By 1941, only three years out of graduate school, Mr. Smullin had become head of the transmit-receive and duplexer section of the MIT Radiation Laboratory. There, he oversaw development of methods for testing microwave transmit-receive tubes, which were integral to successful creation of the airborne radar system used by American warplanes in World War II. Many historians view the US military’s success with radar as a significant factor in the Allies gaining the upper hand in the war.

After leaving the MIT Radiation Lab for several years to lead a microwave research team at the Federal Telecommunications Laboratory in Nutley, N.J., Mr.
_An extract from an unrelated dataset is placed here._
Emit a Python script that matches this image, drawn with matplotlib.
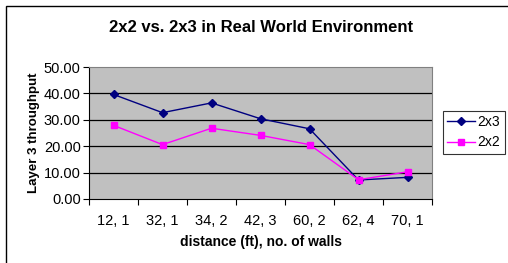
import matplotlib.pyplot as plt
from matplotlib.patches import Rectangle

categories = ["12, 1", "32, 1", "34, 2", "42, 3", "60, 2", "62, 4", "70, 1"]
s_2x3 = [39.6, 32.7, 36.4, 30.4, 26.6, 7.2, 8.2]
s_2x2 = [27.9, 20.6, 26.8, 24.1, 20.6, 7.3, 10.3]

plt.rcParams['font.family'] = ['Liberation Sans', 'DejaVu Sans']

fig = plt.figure(figsize=(5.08, 2.63), dpi=100)
W, H = 508, 263
ax = fig.add_axes([89 / W, 1 - 199 / H, (432 - 89) / W, (199 - 67) / H])

# outer chart frame (right/bottom edges cut off like the reference)
fig.add_artist(Rectangle((6 / W, -0.01), 1.1, 1 - 6 / H + 0.01,
                         transform=fig.transFigure, fill=False,
                         edgecolor='black', linewidth=1))

x = [i + 0.5 for i in range(len(categories))]
ax.set_facecolor('#c0c0c0')
for y in [10, 20, 30, 40]:
    ax.axhline(y, color='black', linewidth=0.9, zorder=1)

ax.plot(x, s_2x3, color='#000080', marker='D', markersize=4.5, linewidth=1,
        label='2x3', zorder=3)
ax.plot(x, s_2x2, color='#ff00ff', marker='s', markersize=5, linewidth=1,
        label='2x2', zorder=3)

ax.set_xlim(0, len(categories))
ax.set_ylim(0, 50)
ax.set_yticks([0, 10, 20, 30, 40, 50])
ax.set_yticklabels([f"{v:.2f}" for v in [0, 10, 20, 30, 40, 50]], fontsize=10.5)
ax.set_xticks(range(len(categories) + 1))
ax.set_xticklabels([])
ax.set_xticks(x, minor=True)
ax.set_xticklabels(categories, minor=True, fontsize=10.5)
ax.tick_params(axis='x', which='minor', length=0, pad=11)
ax.tick_params(axis='x', which='major', length=4, direction='out')
ax.tick_params(axis='y', length=4, direction='out', pad=2)

ax.spines['top'].set_color('#808080')
ax.spines['right'].set_color('#808080')
ax.spines['left'].set_color('black')
ax.spines['bottom'].set_color('black')

ax.set_xlabel("distance (ft), no. of walls", fontsize=10, fontweight='bold',
              labelpad=5)
ax.set_ylabel("Layer 3 throughput", fontsize=9.5, fontweight='bold', labelpad=3)
fig.text(261 / W, 1 - 27 / H, "2x2 vs. 2x3 in Real World Environment",
         ha='center', va='center', fontsize=12, fontweight='bold')

leg = fig.legend(loc='upper left', bbox_to_anchor=(443 / W, 1 - 111 / H),
                 fontsize=10, frameon=True, fancybox=False, edgecolor='black',
                 borderpad=0.3, handlelength=2.0, handletextpad=0.2,
                 labelspacing=0.45, borderaxespad=0)
leg.get_frame().set_linewidth(0.8)

fig.savefig("out.png", dpi=100)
Smullin returned to MIT in 1947 to spearhead the Institute’s Microwave Tube Laboratory. He helped to conceptualize and establish MIT’s Lincoln Laboratory, the federally funded research and development center for advanced technology solutions. In 1952, Mr. Smullin became head of the radar and weapons division at Lincoln Lab.

He spent the next 30-plus years in research and teaching, including a fellowship to teach at the Indian Institute of Technology in Kanpur. He was an associate and later full professor of electrical engineering at MIT and spent nearly 10 years as department head.

“Lou was an enormous force at MIT, one of the people who championed the values that make this place great,’’ said Hal Abelson, professor of electrical engineering and computer science at MIT.

Mr. Smullin retired from MIT in 1986 and became professor emeritus. He continued to ride his bike to the Institute daily, working in cold fusion research, until the time of his stroke.

In addition to his wife and daughter, Mr. Smullin leaves two sons, Joseph of Swampscott, and David of Bend, Ore.; nine grandchildren; and three great-grandchildren. His son Frank died in 1983 of an aneurysm.

A memorial service is scheduled Aug. 10 at 2:30 p.m in the Grier Room, 50 Vassar St., at MIT.